The findings of Jackson et al. reflect many patterns found in US-based samples. US-based studies have found that adolescents who were stopped by the police, including stopped and frisked, also reported poorer mental health, including higher depression and anxiety, cross-sectionally1 and longitudinally.2 Many of these studies were conducted on adolescent samples that predominantly identified as African American and Latino. In fact, although the sample of youths in the Millennium Cohort Study was predominantly White, Jackson et al. continued to find racial/ethnic disparities in rates of police stops. Specifically, youths who identified as other and mixed race were more likely than were their White peers to experience police stops. Although the effects of a police stop on self-harm and attempted suicide did not vary across racial/ethnic groups, racial/ethnic disparities in policing may concentrate these negative effects among particular racial/ethnic groups when such groups are disproportionately exposed to a police stop.
These racial/ethnic disparities should be surprising in WEIRD nations, considering that the ideals of education and democracy are shared between the United States and the United Kingdom. Yet, biases and stereotypes permeate these societies and threaten these ideals. For instance, social psychologists have found that individuals view Black American boys as less innocent, more threatening, and older than their White American peers.3,4 Although adolescence is characterized as a period of heightened risk-taking behaviors,5 these behaviors, like delinquency, have not solely accounted for racial/ethnic disparities in negative police stop experiences between Black and White American youths.6 Although studies examining the role of racial/ethnic biases in shaping Black–White disparities in policing have been largely conducted in the United States, possible directions for future research would be to use experimental methods to understand how biases and stereotypes shape observed racial/ethnic disparities in policing between racial/ethnic minority youths and their White peers in the United Kingdom.7
In addition to documenting racial/ethnic disparities, Jackson et al. found that police stop encounters at age 14 years predicted greater self-harm and attempted suicide at age 17 years. Specifically, youths who were stopped at any point before age 14 years reported greater rates of self-harm and higher odds of attempted suicide at age 17 years. Although the authors could not test the temporal ordering between their key constructs, it is notable that youths self-reported police stops three years before the outcomes, reducing the likelihood that their outcomes preceded the police stop encounters.
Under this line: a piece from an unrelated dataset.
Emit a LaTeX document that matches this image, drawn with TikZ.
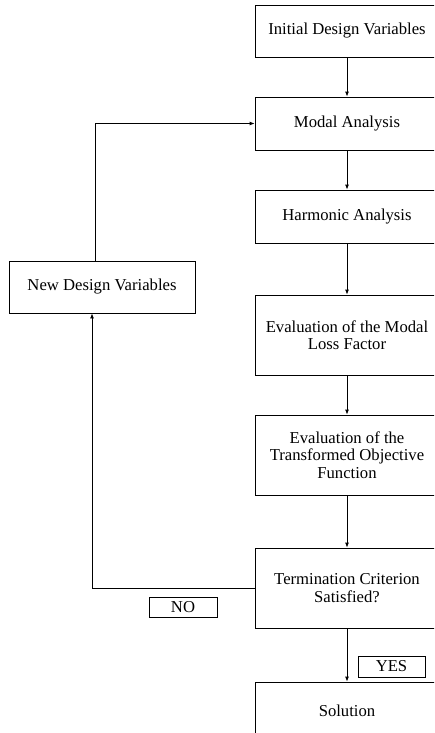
\documentclass[tikz,border=0pt]{standalone}
\usepackage{fontspec}
\setmainfont{Liberation Serif}
\usetikzlibrary{arrows.meta}

\begin{document}
\begin{tikzpicture}[x=0.6pt, y=-0.6pt, every node/.style={font=\fontsize{10}{10.5}\selectfont}, >={Latex[length=3pt,width=2.4pt]},
	stage/.style={draw, line width=0.5pt, align=center, minimum width=110.4pt, inner sep=0pt},
	tag/.style={draw, line width=0.5pt, inner sep=0pt}]
	\useasboundingbox (0,0) rectangle (434,733);
	\clip (0,0) rectangle (434,733);
	\node[stage, minimum height=31.2pt] (init) at (347,31) {Initial Design Variables};
	\node[stage, minimum height=31.8pt] (modal) at (347,123.5) {Modal Analysis};
	\node[stage, minimum height=31.8pt] (harm) at (347,216.5) {Harmonic Analysis};
	\node[stage, minimum height=48pt] (loss) at (347,335) {Evaluation of the Modal\\Loss Factor};
	\node[stage, minimum height=48pt] (objfn) at (347,455) {Evaluation of the\\Transformed Objective\\Function};
	\node[stage, minimum height=48pt] (term) at (347,588) {Termination Criterion\\Satisfied?};
	\node[stage, minimum height=34.8pt] (sol) at (347,711) {Solution};
	\node[stage, minimum width=111.6pt, minimum height=31.2pt] (newvar) at (102,287) {New Design Variables};
	\node[tag, minimum width=40.8pt, minimum height=12pt] (no) at (183,607) {NO};
	\node[tag, minimum width=40.2pt, minimum height=12.6pt] (yes) at (391.5,666.5) {YES};
	\draw[->, line width=0.5pt] (init) -- (modal);
	\draw[->, line width=0.5pt] (modal) -- (harm);
	\draw[->, line width=0.5pt] (harm) -- (loss);
	\draw[->, line width=0.5pt] (loss) -- (objfn);
	\draw[->, line width=0.5pt] (objfn) -- (term);
	\draw[->, line width=0.5pt] (term) -- (sol);
	\draw[->, line width=0.5pt] ([xshift=-4.2pt]newvar.north) |- (modal.west);
	\draw[->, line width=0.5pt] (term.west) -| ([xshift=-6pt]newvar.south);
\end{tikzpicture}
\end{document}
Substantively, these findings shed light on the consequences of youths’ possible negative encounters with the police. Indeed, even in the absence of delinquent behaviors, law enforcement has been found to stop, question, and frisk many youths, particularly youths of color.8 In turn, many youths feel unfairly targeted, and their police stop encounters have been found to include racial/ethnic epithets.6 These experiences threaten youths’ sense of safety, as police officers are in a position of power and have been found to threaten and use unwarranted lethal force against children and adults of color.6,9
Jackson et al. also found that mental distress helped mediate the longitudinal link between police stop encounters at age 14 years and self-harm and attempted suicide at age 17 years. Specifically, youths who were stopped at any point before age 14 years reported greater mental distress contemporaneously, which in turn predicted greater rates of self-harm and higher odds of attempted suicide at age 17 years. With this mediation analysis focusing on mental distress, Jackson et al. provide a psychological mechanism that can be used to guide interventionists and community leaders with directions on how to intervene and reduce the harmful effects of police stops. Without these interventions, unfortunately, policing as a governmental institution can have serious consequences on how youths relate with and view their governments.10,11 Youths with negative police encounters may develop increased cynicism toward the law11 and engage in greater avoidant behaviors toward other government institutions keeping formal records (e.g., schools, hospitals),10 further compromising the ideals of WEIRD countries. Thus, tackling policing as an institution and its relationship with young citizens may be necessary for government leaders as they work to sustain equitable and democratic societies in the United States, the United Kingdom, and beyond.
CONFLICTS OF INTEREST
The author has no conflicts of interest to disclose.